> [DATA SHOWN]:

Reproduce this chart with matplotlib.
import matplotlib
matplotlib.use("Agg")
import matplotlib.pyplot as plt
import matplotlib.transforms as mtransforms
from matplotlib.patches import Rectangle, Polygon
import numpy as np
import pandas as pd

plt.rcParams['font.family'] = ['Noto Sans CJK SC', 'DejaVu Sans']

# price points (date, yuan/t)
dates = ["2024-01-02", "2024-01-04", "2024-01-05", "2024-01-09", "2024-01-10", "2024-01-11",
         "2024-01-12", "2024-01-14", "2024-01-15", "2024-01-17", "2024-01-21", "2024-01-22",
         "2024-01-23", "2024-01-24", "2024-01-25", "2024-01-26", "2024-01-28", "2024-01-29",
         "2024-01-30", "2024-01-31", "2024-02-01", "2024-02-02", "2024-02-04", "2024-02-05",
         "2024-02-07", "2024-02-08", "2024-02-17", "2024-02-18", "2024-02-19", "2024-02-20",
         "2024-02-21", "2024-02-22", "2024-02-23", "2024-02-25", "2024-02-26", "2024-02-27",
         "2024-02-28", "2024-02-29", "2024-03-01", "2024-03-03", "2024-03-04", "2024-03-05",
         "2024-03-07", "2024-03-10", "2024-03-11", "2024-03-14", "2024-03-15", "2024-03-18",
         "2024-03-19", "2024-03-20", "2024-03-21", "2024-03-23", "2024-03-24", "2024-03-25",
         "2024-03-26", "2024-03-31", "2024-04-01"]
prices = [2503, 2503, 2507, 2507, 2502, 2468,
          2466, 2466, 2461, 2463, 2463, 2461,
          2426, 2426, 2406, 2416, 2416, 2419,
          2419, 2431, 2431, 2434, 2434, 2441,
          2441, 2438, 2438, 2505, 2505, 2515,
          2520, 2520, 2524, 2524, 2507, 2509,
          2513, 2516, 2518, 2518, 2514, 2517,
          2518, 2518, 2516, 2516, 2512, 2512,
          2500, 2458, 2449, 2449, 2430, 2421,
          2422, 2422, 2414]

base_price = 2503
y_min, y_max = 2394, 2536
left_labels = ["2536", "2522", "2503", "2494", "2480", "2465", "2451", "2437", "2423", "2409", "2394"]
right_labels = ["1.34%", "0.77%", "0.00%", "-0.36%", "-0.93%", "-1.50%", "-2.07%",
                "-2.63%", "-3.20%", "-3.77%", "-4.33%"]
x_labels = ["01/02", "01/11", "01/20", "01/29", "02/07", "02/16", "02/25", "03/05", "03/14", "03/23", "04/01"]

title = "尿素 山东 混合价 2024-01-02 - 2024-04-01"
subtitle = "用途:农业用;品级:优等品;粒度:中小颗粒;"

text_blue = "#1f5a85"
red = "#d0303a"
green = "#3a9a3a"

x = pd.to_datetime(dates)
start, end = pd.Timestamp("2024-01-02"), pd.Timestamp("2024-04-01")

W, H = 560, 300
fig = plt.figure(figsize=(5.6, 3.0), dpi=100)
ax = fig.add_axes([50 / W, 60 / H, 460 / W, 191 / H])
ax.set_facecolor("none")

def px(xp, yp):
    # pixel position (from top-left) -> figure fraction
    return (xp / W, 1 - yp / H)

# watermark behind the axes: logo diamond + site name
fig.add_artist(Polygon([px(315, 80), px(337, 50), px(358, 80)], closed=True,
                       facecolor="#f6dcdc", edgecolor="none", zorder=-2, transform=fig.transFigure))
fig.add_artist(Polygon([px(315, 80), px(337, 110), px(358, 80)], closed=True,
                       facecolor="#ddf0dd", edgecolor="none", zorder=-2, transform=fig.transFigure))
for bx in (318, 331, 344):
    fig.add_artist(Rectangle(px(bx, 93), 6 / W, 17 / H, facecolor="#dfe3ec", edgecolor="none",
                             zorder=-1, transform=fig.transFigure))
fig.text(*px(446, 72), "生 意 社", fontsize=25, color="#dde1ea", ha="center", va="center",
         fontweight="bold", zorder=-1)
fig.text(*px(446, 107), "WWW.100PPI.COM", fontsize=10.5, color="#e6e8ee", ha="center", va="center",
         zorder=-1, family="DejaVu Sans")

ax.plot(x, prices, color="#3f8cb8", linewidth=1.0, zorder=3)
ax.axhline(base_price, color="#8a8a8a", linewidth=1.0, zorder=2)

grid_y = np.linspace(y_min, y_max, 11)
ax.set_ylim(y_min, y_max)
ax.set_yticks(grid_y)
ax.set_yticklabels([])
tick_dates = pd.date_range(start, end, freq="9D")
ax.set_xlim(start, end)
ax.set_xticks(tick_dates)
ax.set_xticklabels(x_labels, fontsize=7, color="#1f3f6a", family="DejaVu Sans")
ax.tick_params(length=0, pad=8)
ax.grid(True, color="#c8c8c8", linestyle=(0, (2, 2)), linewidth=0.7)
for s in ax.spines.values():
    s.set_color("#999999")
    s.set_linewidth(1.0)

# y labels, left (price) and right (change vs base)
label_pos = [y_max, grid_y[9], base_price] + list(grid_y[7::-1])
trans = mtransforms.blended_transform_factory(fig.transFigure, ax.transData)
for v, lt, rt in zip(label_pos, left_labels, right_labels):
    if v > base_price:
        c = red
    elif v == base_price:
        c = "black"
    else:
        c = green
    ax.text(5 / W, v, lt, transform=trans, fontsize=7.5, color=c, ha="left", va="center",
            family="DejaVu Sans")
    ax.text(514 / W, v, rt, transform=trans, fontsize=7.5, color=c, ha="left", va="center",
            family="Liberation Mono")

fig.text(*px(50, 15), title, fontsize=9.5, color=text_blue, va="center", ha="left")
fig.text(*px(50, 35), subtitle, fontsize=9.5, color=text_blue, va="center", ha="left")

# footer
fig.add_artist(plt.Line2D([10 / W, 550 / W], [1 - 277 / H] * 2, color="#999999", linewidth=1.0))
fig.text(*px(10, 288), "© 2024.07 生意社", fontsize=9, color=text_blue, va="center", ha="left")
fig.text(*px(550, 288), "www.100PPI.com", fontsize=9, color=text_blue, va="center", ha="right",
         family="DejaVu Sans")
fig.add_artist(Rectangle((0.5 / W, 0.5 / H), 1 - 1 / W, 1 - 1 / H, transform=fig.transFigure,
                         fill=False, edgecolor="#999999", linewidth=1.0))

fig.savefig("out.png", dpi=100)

> [THE PROBLEM]: Restate the first line and every line after it, word for word, stopping once the line with "plt.rcParams['font.family'] = ['Noto" is done.

> [EXERCISE ANSWER]:
Reproduce this chart with matplotlib.
import matplotlib
matplotlib.use("Agg")
import matplotlib.pyplot as plt
import matplotlib.transforms as mtransforms
from matplotlib.patches import Rectangle, Polygon
import numpy as np
import pandas as pd

plt.rcParams['font.family'] = ['Noto Sans CJK SC', 'DejaVu Sans']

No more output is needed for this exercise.